>> Begin
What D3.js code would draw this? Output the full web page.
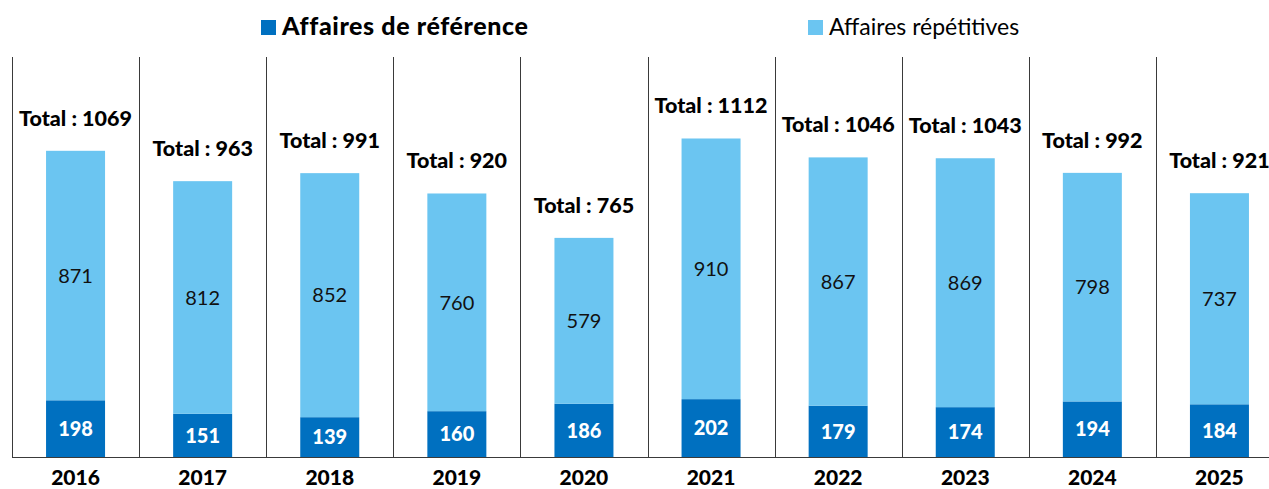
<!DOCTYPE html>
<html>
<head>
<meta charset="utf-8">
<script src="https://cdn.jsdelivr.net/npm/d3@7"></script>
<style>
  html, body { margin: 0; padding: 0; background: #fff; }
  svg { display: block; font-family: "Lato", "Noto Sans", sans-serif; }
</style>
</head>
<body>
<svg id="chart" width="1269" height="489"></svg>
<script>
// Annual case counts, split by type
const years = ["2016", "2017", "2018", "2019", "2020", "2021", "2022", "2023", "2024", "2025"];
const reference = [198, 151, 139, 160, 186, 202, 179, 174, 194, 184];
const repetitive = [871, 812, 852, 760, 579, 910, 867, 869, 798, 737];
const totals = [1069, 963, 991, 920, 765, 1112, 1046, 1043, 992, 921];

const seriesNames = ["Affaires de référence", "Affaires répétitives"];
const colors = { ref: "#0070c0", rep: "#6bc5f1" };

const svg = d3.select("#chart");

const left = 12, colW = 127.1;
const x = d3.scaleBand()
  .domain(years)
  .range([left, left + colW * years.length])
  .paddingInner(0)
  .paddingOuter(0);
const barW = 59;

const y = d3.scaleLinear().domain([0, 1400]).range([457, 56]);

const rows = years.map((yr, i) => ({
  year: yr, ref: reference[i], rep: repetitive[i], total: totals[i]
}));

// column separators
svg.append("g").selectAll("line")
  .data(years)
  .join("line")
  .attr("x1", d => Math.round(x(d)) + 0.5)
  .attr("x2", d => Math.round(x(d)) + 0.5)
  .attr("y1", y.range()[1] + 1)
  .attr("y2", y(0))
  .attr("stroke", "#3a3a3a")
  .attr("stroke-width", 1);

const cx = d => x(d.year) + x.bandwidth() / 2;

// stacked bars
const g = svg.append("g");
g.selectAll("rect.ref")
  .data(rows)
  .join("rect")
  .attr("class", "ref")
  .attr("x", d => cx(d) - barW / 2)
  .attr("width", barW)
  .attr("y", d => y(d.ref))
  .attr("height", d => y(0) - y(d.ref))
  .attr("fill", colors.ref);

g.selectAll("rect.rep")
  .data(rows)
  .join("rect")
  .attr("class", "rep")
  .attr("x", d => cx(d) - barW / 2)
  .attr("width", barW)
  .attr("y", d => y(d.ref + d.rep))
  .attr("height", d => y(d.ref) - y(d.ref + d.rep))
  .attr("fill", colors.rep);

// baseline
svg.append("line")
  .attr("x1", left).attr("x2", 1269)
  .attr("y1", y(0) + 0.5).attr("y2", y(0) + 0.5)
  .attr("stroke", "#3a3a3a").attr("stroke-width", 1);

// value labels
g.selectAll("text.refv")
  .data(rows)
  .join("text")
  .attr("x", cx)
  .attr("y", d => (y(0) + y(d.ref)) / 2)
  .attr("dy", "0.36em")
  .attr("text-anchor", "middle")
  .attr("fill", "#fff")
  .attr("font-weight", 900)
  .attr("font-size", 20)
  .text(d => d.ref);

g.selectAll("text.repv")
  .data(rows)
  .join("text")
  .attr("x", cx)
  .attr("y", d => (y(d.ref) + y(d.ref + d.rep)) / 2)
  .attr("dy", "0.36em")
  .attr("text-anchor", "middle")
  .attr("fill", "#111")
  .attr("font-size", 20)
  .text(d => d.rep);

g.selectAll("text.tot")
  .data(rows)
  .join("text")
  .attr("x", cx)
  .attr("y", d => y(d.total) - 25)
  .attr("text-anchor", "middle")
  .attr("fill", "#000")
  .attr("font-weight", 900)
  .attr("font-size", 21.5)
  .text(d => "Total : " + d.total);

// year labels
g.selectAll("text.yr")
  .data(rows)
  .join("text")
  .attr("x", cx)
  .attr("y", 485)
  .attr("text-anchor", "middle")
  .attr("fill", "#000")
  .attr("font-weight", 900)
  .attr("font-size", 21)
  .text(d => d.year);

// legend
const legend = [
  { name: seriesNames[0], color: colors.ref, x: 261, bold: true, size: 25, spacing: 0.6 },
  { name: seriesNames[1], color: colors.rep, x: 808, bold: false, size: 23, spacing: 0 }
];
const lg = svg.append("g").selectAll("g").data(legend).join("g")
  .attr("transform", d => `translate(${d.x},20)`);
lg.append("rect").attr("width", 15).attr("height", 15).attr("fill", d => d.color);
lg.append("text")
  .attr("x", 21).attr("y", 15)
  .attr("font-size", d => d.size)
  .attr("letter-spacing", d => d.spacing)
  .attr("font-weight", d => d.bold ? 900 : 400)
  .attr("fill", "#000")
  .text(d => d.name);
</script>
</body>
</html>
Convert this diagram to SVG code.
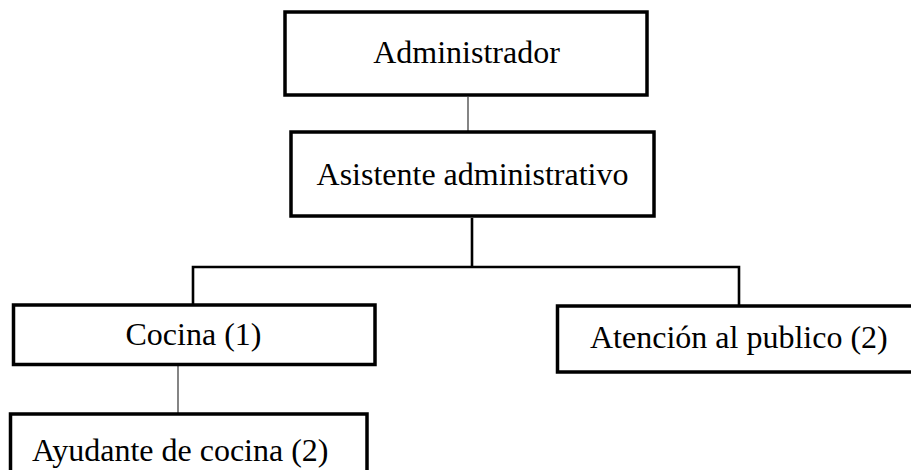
>> End
§ **WORK TO BE COMPLETED**
Omitting all images, print the listing exactly.

§ **COMPLETE ANSWER**
What D3.js code would draw this? Output the full web page.
<!DOCTYPE html>
<html>
<head>
<meta charset="utf-8">
<script src="https://cdn.jsdelivr.net/npm/d3@7"></script>
<style>
  html, body { margin: 0; padding: 0; background: #fff; }
  svg { display: block; font-family: "Lato", "Noto Sans", sans-serif; }
</style>
</head>
<body>
<svg id="chart" width="1269" height="489"></svg>
<script>
// Annual case counts, split by type
const years = ["2016", "2017", "2018", "2019", "2020", "2021", "2022", "2023", "2024", "2025"];
const reference = [198, 151, 139, 160, 186, 202, 179, 174, 194, 184];
const repetitive = [871, 812, 852, 760, 579, 910, 867, 869, 798, 737];
const totals = [1069, 963, 991, 920, 765, 1112, 1046, 1043, 992, 921];

const seriesNames = ["Affaires de référence", "Affaires répétitives"];
const colors = { ref: "#0070c0", rep: "#6bc5f1" };

const svg = d3.select("#chart");

const left = 12, colW = 127.1;
const x = d3.scaleBand()
  .domain(years)
  .range([left, left + colW * years.length])
  .paddingInner(0)
  .paddingOuter(0);
const barW = 59;

const y = d3.scaleLinear().domain([0, 1400]).range([457, 56]);

const rows = years.map((yr, i) => ({
  year: yr, ref: reference[i], rep: repetitive[i], total: totals[i]
}));

// column separators
svg.append("g").selectAll("line")
  .data(years)
  .join("line")
  .attr("x1", d => Math.round(x(d)) + 0.5)
  .attr("x2", d => Math.round(x(d)) + 0.5)
  .attr("y1", y.range()[1] + 1)
  .attr("y2", y(0))
  .attr("stroke", "#3a3a3a")
  .attr("stroke-width", 1);

const cx = d => x(d.year) + x.bandwidth() / 2;

// stacked bars
const g = svg.append("g");
g.selectAll("rect.ref")
  .data(rows)
  .join("rect")
  .attr("class", "ref")
  .attr("x", d => cx(d) - barW / 2)
  .attr("width", barW)
  .attr("y", d => y(d.ref))
  .attr("height", d => y(0) - y(d.ref))
  .attr("fill", colors.ref);

g.selectAll("rect.rep")
  .data(rows)
  .join("rect")
  .attr("class", "rep")
  .attr("x", d => cx(d) - barW / 2)
  .attr("width", barW)
  .attr("y", d => y(d.ref + d.rep))
  .attr("height", d => y(d.ref) - y(d.ref + d.rep))
  .attr("fill", colors.rep);

// baseline
svg.append("line")
  .attr("x1", left).attr("x2", 1269)
  .attr("y1", y(0) + 0.5).attr("y2", y(0) + 0.5)
  .attr("stroke", "#3a3a3a").attr("stroke-width", 1);

// value labels
g.selectAll("text.refv")
  .data(rows)
  .join("text")
  .attr("x", cx)
  .attr("y", d => (y(0) + y(d.ref)) / 2)
  .attr("dy", "0.36em")
  .attr("text-anchor", "middle")
  .attr("fill", "#fff")
  .attr("font-weight", 900)
  .attr("font-size", 20)
  .text(d => d.ref);

g.selectAll("text.repv")
  .data(rows)
  .join("text")
  .attr("x", cx)
  .attr("y", d => (y(d.ref) + y(d.ref + d.rep)) / 2)
  .attr("dy", "0.36em")
  .attr("text-anchor", "middle")
  .attr("fill", "#111")
  .attr("font-size", 20)
  .text(d => d.rep);

g.selectAll("text.tot")
  .data(rows)
  .join("text")
  .attr("x", cx)
  .attr("y", d => y(d.total) - 25)
  .attr("text-anchor", "middle")
  .attr("fill", "#000")
  .attr("font-weight", 900)
  .attr("font-size", 21.5)
  .text(d => "Total : " + d.total);

// year labels
g.selectAll("text.yr")
  .data(rows)
  .join("text")
  .attr("x", cx)
  .attr("y", 485)
  .attr("text-anchor", "middle")
  .attr("fill", "#000")
  .attr("font-weight", 900)
  .attr("font-size", 21)
  .text(d => d.year);

// legend
const legend = [
  { name: seriesNames[0], color: colors.ref, x: 261, bold: true, size: 25, spacing: 0.6 },
  { name: seriesNames[1], color: colors.rep, x: 808, bold: false, size: 23, spacing: 0 }
];
const lg = svg.append("g").selectAll("g").data(legend).join("g")
  .attr("transform", d => `translate(${d.x},20)`);
lg.append("rect").attr("width", 15).attr("height", 15).attr("fill", d => d.color);
lg.append("text")
  .attr("x", 21).attr("y", 15)
  .attr("font-size", d => d.size)
  .attr("letter-spacing", d => d.spacing)
  .attr("font-weight", d => d.bold ? 900 : 400)
  .attr("fill", "#000")
  .text(d => d.name);
</script>
</body>
</html>
Convert this diagram to SVG code.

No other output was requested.